GOAL
Repeat only the lines below that run from the line with "Output the Python" to the line with "lab.set_horizontalalignment('right')", ends included; skip every picture.

Data records:
[Start]

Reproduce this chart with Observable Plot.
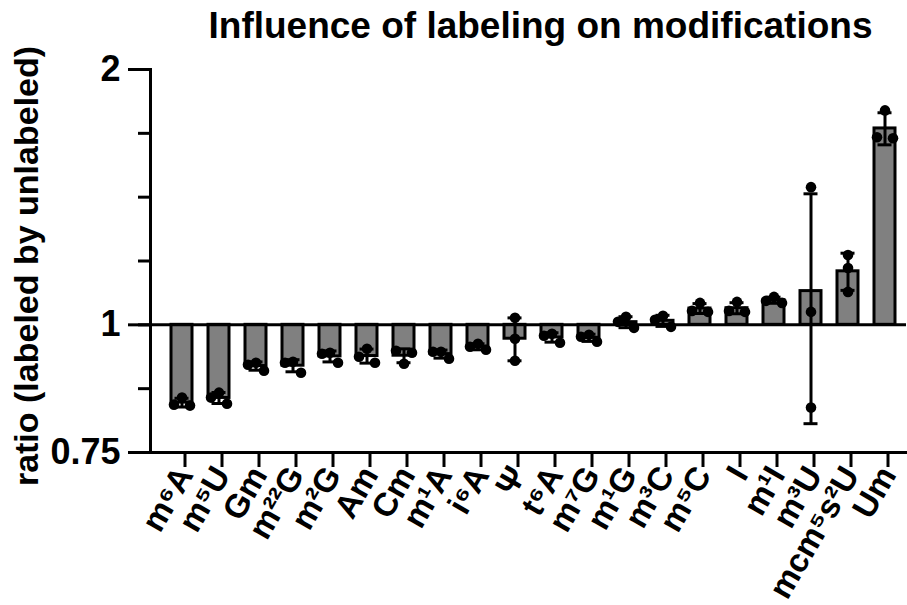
<!DOCTYPE html>
<html><head><meta charset="utf-8">
<script src="https://cdn.jsdelivr.net/npm/d3@7"></script>
<script src="https://cdn.jsdelivr.net/npm/@observablehq/plot@0.6"></script>
<style>body{margin:0;background:#fff}</style>
</head><body><div id="chart"></div>
<script>
const titleText = "Influence of labeling on modifications";
const yLabelText = "ratio (labeled by unlabeled)";
const categories = ["m⁶A","m⁵U","Gm","m²²G","m²G","Am","Cm","m¹A","i⁶A","Ψ","t⁶A","m⁷G","m¹G","m³C","m⁵C","I","m¹I","m³U","mcm⁵s²U","Um"];
const rep1 = [0.8031,0.8318,0.8829,0.8781,0.9022,0.9022,0.8998,0.9120,0.9345,1.0191,0.9525,0.9550,0.9919,0.9946,1.0614,1.0643,1.0614,1.4531,1.2087,1.7899];
const rep2 = [0.8207,0.8074,0.9022,0.9047,0.9270,0.9371,0.9320,0.9295,0.9499,0.9628,0.9759,0.9733,1.0219,1.0247,1.0386,1.0358,1.0788,1.0358,1.1669,1.6592];
const rep3 = [0.8052,0.8207,0.8974,0.9022,0.9245,0.9170,0.9270,0.9295,0.9422,0.9071,0.9707,0.9680,1.0081,1.0136,1.0358,1.0386,1.0672,0.7988,1.0935,1.6637];
const yDomain = [Math.SQRT1_2, 2];
const yMajorTicks = [Math.SQRT1_2, 1, 2];
const yMajorLabels = ["0.75", "1", "2"];
const yMinorTicks = d3.range(-2, 5).map(k => 2 ** (k / 4));

const W = 907, H = 605, MT = 69, MB = 153, ML = 150, MR = 1;
const pxPerLog2 = (H - MT - MB) / (Math.log2(yDomain[1]) - Math.log2(yDomain[0]));

const stats = categories.map((c, i) => {
  const vals = [rep1[i], rep2[i], rep3[i]];
  const mean = d3.mean(vals), sd = d3.deviation(vals);
  return {name: c, mean, lo: mean - sd, hi: mean + sd};
});

const points = [];
categories.forEach((c, i) => {
  const pts = [rep1[i], rep2[i], rep3[i]].map(v => ({name: c, value: v, col: 0}));
  pts.sort((a, b) => b.value - a.value);
  const clusters = [];
  pts.forEach((p, j) => {
    if (j > 0 && (Math.log2(pts[j - 1].value) - Math.log2(p.value)) * pxPerLog2 < 10) clusters[clusters.length - 1].push(p);
    else clusters.push([p]);
  });
  clusters.forEach(cl => {
    const cols = cl.length === 1 ? [0] : cl.length === 2 ? [-1, 1] : [0, -1, 1];
    cl.forEach((p, k) => p.col = cols[k]);
  });
  points.push(...pts);
});

const chart = Plot.plot({
  width: W, height: H, marginTop: MT, marginRight: MR, marginBottom: MB, marginLeft: ML,
  style: {fontFamily: "'Liberation Sans', Arial, sans-serif", fontWeight: "bold", color: "black", background: "white"},
  x: {domain: categories, paddingInner: 0.44, paddingOuter: 0.27, align: 0.66},
  y: {type: "log", base: 2, domain: yDomain},
  marks: [
    Plot.barY(stats, {x: "name", y1: 1, y2: "mean", fill: "#808080", stroke: "black", strokeWidth: 3}),
    Plot.ruleY([1], {strokeWidth: 3}),
    Plot.ruleX(stats, {x: "name", y1: "lo", y2: "hi", strokeWidth: 3}),
    Plot.tickY(stats, {x: "name", y: "lo", strokeWidth: 3, insetLeft: 3.5, insetRight: 3.5}),
    Plot.tickY(stats, {x: "name", y: "hi", strokeWidth: 3, insetLeft: 3.5, insetRight: 3.5}),
    ...[-1, 0, 1].map(c => Plot.dot(points.filter(p => p.col === c), {x: "name", y: "value", r: 5.3, fill: "black", dx: c * 8})),
    Plot.frame({anchor: "left", strokeWidth: 3}),
    Plot.frame({anchor: "bottom", strokeWidth: 3}),
    Plot.axisY({ticks: yMinorTicks, tickSize: 12, tickFormat: () => "", strokeWidth: 3, label: null}),
    Plot.axisY({ticks: yMajorTicks, tickSize: 22, tickPadding: 8, tickFormat: d => yMajorLabels[yMajorTicks.indexOf(d)], fontSize: 36, strokeWidth: 3, label: null}),
    Plot.axisX({tickSize: 15, tickRotate: -60, fontSize: 33, strokeWidth: 3, tickPadding: 2, dx: 3, label: null}),
    Plot.text([titleText], {frameAnchor: "top", lineAnchor: "middle", dy: -43, dx: 12, fontSize: 37}),
    Plot.text([yLabelText], {frameAnchor: "left", textAnchor: "middle", lineAnchor: "middle", dx: -123, dy: 5, rotate: -90, fontSize: 34})
  ]
});
document.getElementById("chart").append(chart);
</script>
</body></html>
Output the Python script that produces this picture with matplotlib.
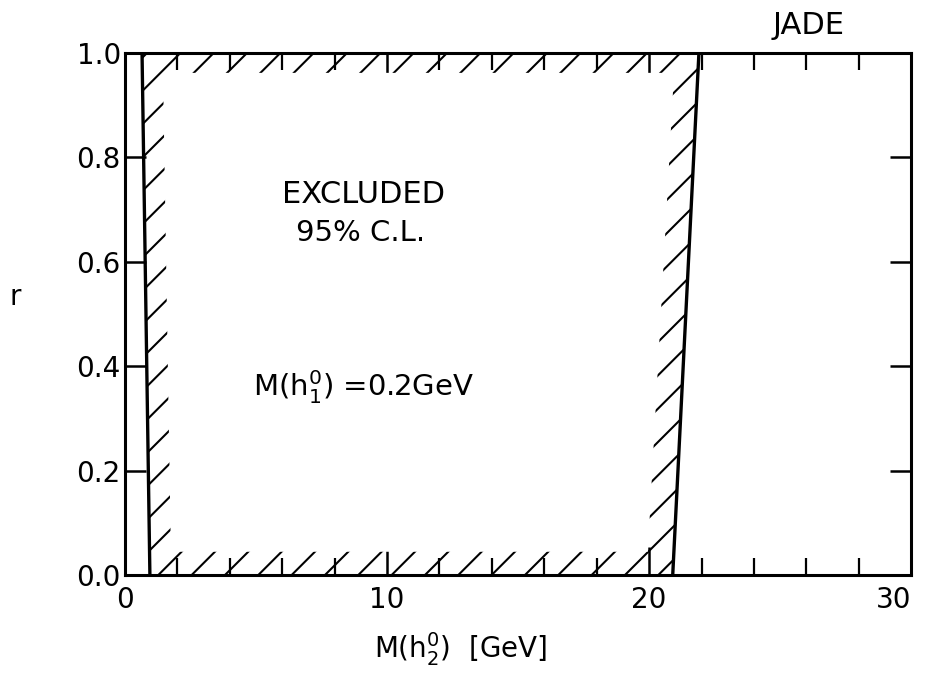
import matplotlib
matplotlib.use("Agg")
import matplotlib.pyplot as plt
from matplotlib.ticker import MultipleLocator

# boundary of the excluded region (M(h2) in GeV at r = 0 and r = 1)
r_edge = [0.0, 1.0]
left_edge = [0.95, 0.65]
right_edge = [20.9, 21.9]

# inner edge of the hatched band
band_x_left = 0.8
band_x_right = 0.95
band_y = [0.045, 0.962]

plt.rcParams['hatch.linewidth'] = 1.5
plt.rcParams['font.family'] = ['DejaVu Sans']

fig = plt.figure(figsize=(9.26, 6.76), dpi=100)
ax = fig.add_axes([0.135, 0.149, 0.849, 0.7726])

outer_x = [left_edge[0], right_edge[0], right_edge[1], left_edge[1]]
outer_y = [r_edge[0], r_edge[0], r_edge[1], r_edge[1]]
ax.fill(outer_x, outer_y, facecolor='none', edgecolor='black', hatch='/', linewidth=0, zorder=1)

inner_x = [left_edge[0] + band_x_left, right_edge[0] - band_x_right,
           right_edge[1] - band_x_right, left_edge[1] + band_x_left]
inner_y = [band_y[0], band_y[0], band_y[1], band_y[1]]
ax.fill(inner_x, inner_y, facecolor='white', edgecolor='none', zorder=2)

ax.plot(left_edge, r_edge, color='black', lw=2.4, zorder=3)
ax.plot(right_edge, r_edge, color='black', lw=2.4, zorder=3)

ax.set_xlim(0, 30)
ax.set_ylim(0, 1.0)
ax.xaxis.set_major_locator(MultipleLocator(10))
ax.xaxis.set_minor_locator(MultipleLocator(2))
ax.set_yticks([0.0, 0.2, 0.4, 0.6, 0.8, 1.0])
ax.set_yticklabels(['0.0', '0.2', '0.4', '0.6', '0.8', '1.0'])

ax.tick_params(which='both', direction='in', top=True, right=True, colors='black', labelsize=20)
ax.tick_params(axis='x', which='major', length=20, width=1.8, pad=8)
ax.tick_params(axis='x', which='minor', length=12, width=1.6)
ax.tick_params(axis='y', which='major', length=15, width=1.8, pad=3)
for s in ax.spines.values():
    s.set_linewidth(2.2)
# keep the last x label inside the picture
for lab in ax.get_xticklabels():
    if lab.get_text() == '30':
        lab.set_horizontalalignment('right')

ax.text(9.1, 0.73, 'EXCLUDED', fontsize=22, ha='center', va='center')
ax.text(9.0, 0.655, '95% C.L.', fontsize=21, ha='center', va='center')
ax.text(4.9, 0.36, r'M(h$_1^0$) =0.2GeV', fontsize=21, ha='left', va='center')

fig.text(0.873, 0.962, 'JADE', fontsize=22, ha='center', va='center')
fig.text(0.497, 0.04, r'M(h$_2^0$)  [GeV]', fontsize=20, ha='center', va='center')
fig.text(0.017, 0.56, 'r', fontsize=20, ha='center', va='center')

fig.savefig('out.png', dpi=100)
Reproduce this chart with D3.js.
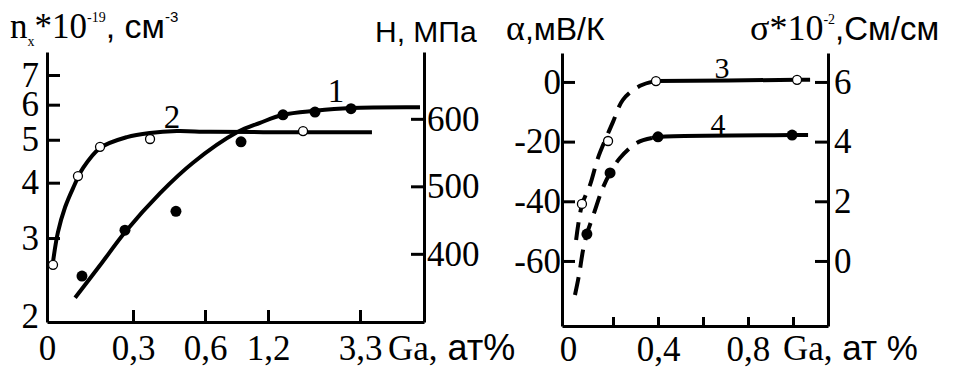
<!DOCTYPE html>
<html>
<head>
<meta charset="utf-8">
<script src="https://cdn.jsdelivr.net/npm/d3@7"></script>
<style>
  body { margin: 0; background: #fff; }
</style>
</head>
<body>
<div id="chart"></div>
<script>
var SERIF = '"Liberation Serif", "Times New Roman", serif';
var SANS = '"Liberation Sans", Arial, sans-serif';

// ---- left panel: n_x (curve 2) and H (curve 1) vs Ga, at%
var gaTicks = [0, 0.3, 0.6, 1.2, 3.3];
var gaTickLabels = ["0", "0,3", "0,6", "1,2", "3,3"];
var nTicks = [2, 3, 4, 5, 6, 7];
var hTicks = [400, 500, 600];

// curve 2: n_x*10^-19 (open circles)
var c2Ga = [0.021, 0.108, 0.185, 0.371, 2.0];
var c2N = [2.61, 4.14, 4.82, 5.02, 5.23];
var c2LineGa = [0.021, 0.038, 0.063, 0.091, 0.126, 0.185, 0.279, 0.371, 0.483, 0.648, 1.93, 3.58];
var c2LineN = [2.65, 3.09, 3.52, 3.89, 4.32, 4.79, 5.07, 5.18, 5.23, 5.21, 5.2, 5.2];

// curve 1: H, MPa (filled points)
var c1Ga = [0.122, 0.272, 0.479, 0.943, 1.542, 2.273, 3.095];
var c1H = [367, 435, 463, 566, 606, 610, 615];
var c1LineGa = [0.098, 0.185, 0.272, 0.413, 0.55, 0.905, 1.124, 1.542, 2.273, 3.095, 4.706];
var c1LineH = [335, 383, 432, 490, 535, 580, 594, 606, 612, 616, 617];

// ---- right panel: alpha (curve 4) and sigma (curve 3) vs Ga, at %
var ga2Ticks = [0, 0.2, 0.4, 0.6, 0.8, 1.0];
var ga2TickLabels = ["0", "", "0,4", "", "0,8", ""];
var alphaTicks = [0, -20, -40, -60];
var sigmaTicks = [0, 2, 4, 6];

// curve 3: sigma*10^-2 (open circles), dashed up to 0.391
var c3Ga = [0.062, 0.178, 0.391, 1.018];
var c3S = [1.91, 4.02, 6.03, 6.07];
var c3LineGa = [0.036, 0.062, 0.098, 0.133, 0.169, 0.2, 0.244, 0.32, 0.391, 1.018, 1.076];
var c3LineS = [0.7, 1.88, 2.55, 3.45, 4.12, 4.66, 5.4, 5.87, 6.03, 6.07, 6.07];
var c3DashEnd = 0.391;

// curve 4: alpha, mV/K (filled points), dashed up to 0.373
var c4Ga = [0.084, 0.187, 0.4, 0.996];
var c4A = [-51, -30.5, -18.4, -17.8];
var c4LineGa = [0.031, 0.049, 0.067, 0.084, 0.116, 0.151, 0.187, 0.231, 0.307, 0.373, 0.4, 0.996, 1.067];
var c4LineA = [-71.4, -64.7, -56.3, -51, -43.9, -36.2, -30.5, -25.5, -20.4, -18.8, -18.4, -17.8, -17.8];
var c4DashEnd = 0.373;

var svgWidth = 965, svgHeight = 376;
var lineW = 4, axisW = 3;

var svg = d3.select("#chart").append("svg")
  .attr("width", svgWidth)
  .attr("height", svgHeight);

// scales (the Ga axis of the left panel is piecewise, as in the original)
var xL = d3.scaleLinear().domain([0, 0.3, 0.6, 1.2, 3.3, 4.8]).range([47, 133, 205, 268, 360, 424]);
var yN = d3.scaleLog().domain([1.939, 7.89]).range([322, 52]);
var yH = d3.scaleLinear().domain([299, 699]).range([322, 52]);

var xR = d3.scaleLinear().domain([-0.0267, 1.1556]).range([562, 828]);
var yA = d3.scaleLinear().domain([-81.8, 9.7]).range([326, 53]);
var yS = d3.scaleLinear().domain([-2.18, 6.97]).range([326, 53]);

function styleAxis(g, size) {
  g.attr("font-family", null).attr("font-size", null);
  g.select(".domain").attr("stroke-width", axisW).attr("stroke", "#000");
  g.selectAll(".tick line").attr("stroke-width", axisW).attr("stroke", "#000");
  g.selectAll(".tick text")
    .style("font-family", SERIF)
    .style("font-size", size + "px")
    .attr("fill", "#000");
}

// plain hyphen for negatives, like the original
var plain = d => String(d);

// left panel axes
var axLeftN = svg.append("g").attr("transform", "translate(47,0)")
  .call(d3.axisLeft(yN).tickValues(nTicks).tickFormat(plain).tickSize(-13).tickSizeOuter(0).tickPadding(8));
styleAxis(axLeftN, 35);
axLeftN.selectAll(".tick").filter(d => d === 2).select("line").remove();

var axRightH = svg.append("g").attr("transform", "translate(424,0)")
  .call(d3.axisRight(yH).tickValues(hTicks).tickFormat(plain).tickSize(-13).tickSizeOuter(0).tickPadding(3));
styleAxis(axRightH, 35);

var axBottomL = svg.append("g").attr("transform", "translate(0,322)")
  .call(d3.axisBottom(xL).tickValues(gaTicks).tickFormat((d, i) => gaTickLabels[i]).tickSize(-12).tickSizeOuter(0).tickPadding(13));
styleAxis(axBottomL, 35);
axBottomL.selectAll(".tick").filter(d => d === 0).select("line").remove();

// right panel axes
var axLeftA = svg.append("g").attr("transform", "translate(562,0)")
  .call(d3.axisLeft(yA).tickValues(alphaTicks).tickFormat(plain).tickSize(-13).tickSizeOuter(0).tickPadding(1));
styleAxis(axLeftA, 35);

var axRightS = svg.append("g").attr("transform", "translate(828,0)")
  .call(d3.axisRight(yS).tickValues(sigmaTicks).tickFormat(plain).tickSize(-13).tickSizeOuter(0).tickPadding(6));
styleAxis(axRightS, 35);

var axBottomR = svg.append("g").attr("transform", "translate(0,326)")
  .call(d3.axisBottom(xR).tickValues(ga2Ticks).tickFormat((d, i) => ga2TickLabels[i]).tickSize(-9).tickSizeOuter(0).tickPadding(10));
styleAxis(axBottomR, 35);
axBottomR.selectAll(".tick").filter(d => d === 0).select("line").remove();

// curves
function drawLine(xs, ys, xScale, yScale, dashed) {
  var pts = xs.map((x, i) => [xScale(x), yScale(ys[i])]);
  svg.append("path")
    .datum(pts)
    .attr("d", d3.line().curve(d3.curveCatmullRom.alpha(0.5)))
    .attr("fill", "none")
    .attr("stroke", "#000")
    .attr("stroke-width", lineW)
    .attr("stroke-dasharray", dashed ? "18,10" : null);
}

function drawSplit(xs, ys, xScale, yScale, dashEnd) {
  var dIdx = xs.map((x, i) => i).filter(i => xs[i] <= dashEnd);
  var sIdx = xs.map((x, i) => i).filter(i => xs[i] >= dashEnd);
  drawLine(dIdx.map(i => xs[i]), dIdx.map(i => ys[i]), xScale, yScale, true);
  drawLine(sIdx.map(i => xs[i]), sIdx.map(i => ys[i]), xScale, yScale, false);
}

function drawPoints(xs, ys, xScale, yScale, open) {
  svg.append("g").selectAll("circle")
    .data(xs.map((x, i) => [x, ys[i]]))
    .enter()
    .append("circle")
    .attr("cx", d => xScale(d[0]))
    .attr("cy", d => yScale(d[1]))
    .attr("r", open ? 4.5 : 5.5)
    .attr("fill", open ? "#fff" : "#000")
    .attr("stroke", "#000")
    .attr("stroke-width", open ? 1.3 : 0);
}

drawLine(c2LineGa, c2LineN, xL, yN, false);
drawLine(c1LineGa, c1LineH, xL, yH, false);
drawPoints(c1Ga, c1H, xL, yH, false);
drawPoints(c2Ga, c2N, xL, yN, true);

drawSplit(c3LineGa, c3LineS, xR, yS, c3DashEnd);
drawSplit(c4LineGa, c4LineA, xR, yA, c4DashEnd);
drawPoints(c4Ga, c4A, xR, yA, false);
drawPoints(c3Ga, c3S, xR, yS, true);

// curve numbers
var curveNames = ["1", "2", "3", "4"];
var namePos = [[336, 102], [172, 128], [722, 78], [718, 134]];
var nameSize = [33, 33, 30, 30];
svg.append("g").selectAll("text")
  .data(curveNames)
  .enter()
  .append("text")
  .style("font-family", SERIF)
  .style("font-size", (d, i) => nameSize[i] + "px")
  .attr("text-anchor", "middle")
  .attr("x", (d, i) => namePos[i][0])
  .attr("y", (d, i) => namePos[i][1])
  .text(d => d);

// axis titles
function richText(x, y, parts) {
  var t = svg.append("text").attr("x", x).attr("y", y);
  parts.forEach(p => {
    t.append("tspan")
      .style("font-family", p.f)
      .style("font-size", p.s + "px")
      .attr("dy", p.dy || 0)
      .text(p.t);
  });
  return t;
}

richText(10, 38, [
  { t: "n", f: SERIF, s: 35 },
  { t: "x", f: SERIF, s: 14, dy: 8 },
  { t: "*10", f: SERIF, s: 35, dy: -8 },
  { t: "-19", f: SERIF, s: 14, dy: -16 },
  { t: ", см", f: SANS, s: 34, dy: 16 },
  { t: "-3", f: SANS, s: 15, dy: -16 }
]);
richText(375, 42, [{ t: "H, МПа", f: SANS, s: 30 }]);
richText(506, 40, [
  { t: "α", f: SERIF, s: 36 },
  { t: ",мВ/К", f: SANS, s: 32 }
]);
richText(750, 40, [
  { t: "σ*10", f: SERIF, s: 36 },
  { t: "-2", f: SERIF, s: 14, dy: -16 },
  { t: ",См/см", f: SANS, s: 33, dy: 16 }
]);
richText(388, 360, [
  { t: "Ga,", f: SERIF, s: 35 },
  { t: " ат%", f: SANS, s: 36 }
]);
richText(783, 360, [
  { t: "Ga,", f: SERIF, s: 35 },
  { t: " ат %", f: SANS, s: 35 }
]);
</script>
</body>
</html>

[End]

WORKED ANSWER
Output the Python script that produces this picture with matplotlib.
import matplotlib
matplotlib.use("Agg")
import matplotlib.pyplot as plt
from matplotlib.ticker import MultipleLocator

# boundary of the excluded region (M(h2) in GeV at r = 0 and r = 1)
r_edge = [0.0, 1.0]
left_edge = [0.95, 0.65]
right_edge = [20.9, 21.9]

# inner edge of the hatched band
band_x_left = 0.8
band_x_right = 0.95
band_y = [0.045, 0.962]

plt.rcParams['hatch.linewidth'] = 1.5
plt.rcParams['font.family'] = ['DejaVu Sans']

fig = plt.figure(figsize=(9.26, 6.76), dpi=100)
ax = fig.add_axes([0.135, 0.149, 0.849, 0.7726])

outer_x = [left_edge[0], right_edge[0], right_edge[1], left_edge[1]]
outer_y = [r_edge[0], r_edge[0], r_edge[1], r_edge[1]]
ax.fill(outer_x, outer_y, facecolor='none', edgecolor='black', hatch='/', linewidth=0, zorder=1)

inner_x = [left_edge[0] + band_x_left, right_edge[0] - band_x_right,
           right_edge[1] - band_x_right, left_edge[1] + band_x_left]
inner_y = [band_y[0], band_y[0], band_y[1], band_y[1]]
ax.fill(inner_x, inner_y, facecolor='white', edgecolor='none', zorder=2)

ax.plot(left_edge, r_edge, color='black', lw=2.4, zorder=3)
ax.plot(right_edge, r_edge, color='black', lw=2.4, zorder=3)

ax.set_xlim(0, 30)
ax.set_ylim(0, 1.0)
ax.xaxis.set_major_locator(MultipleLocator(10))
ax.xaxis.set_minor_locator(MultipleLocator(2))
ax.set_yticks([0.0, 0.2, 0.4, 0.6, 0.8, 1.0])
ax.set_yticklabels(['0.0', '0.2', '0.4', '0.6', '0.8', '1.0'])

ax.tick_params(which='both', direction='in', top=True, right=True, colors='black', labelsize=20)
ax.tick_params(axis='x', which='major', length=20, width=1.8, pad=8)
ax.tick_params(axis='x', which='minor', length=12, width=1.6)
ax.tick_params(axis='y', which='major', length=15, width=1.8, pad=3)
for s in ax.spines.values():
    s.set_linewidth(2.2)
# keep the last x label inside the picture
for lab in ax.get_xticklabels():
    if lab.get_text() == '30':
        lab.set_horizontalalignment('right')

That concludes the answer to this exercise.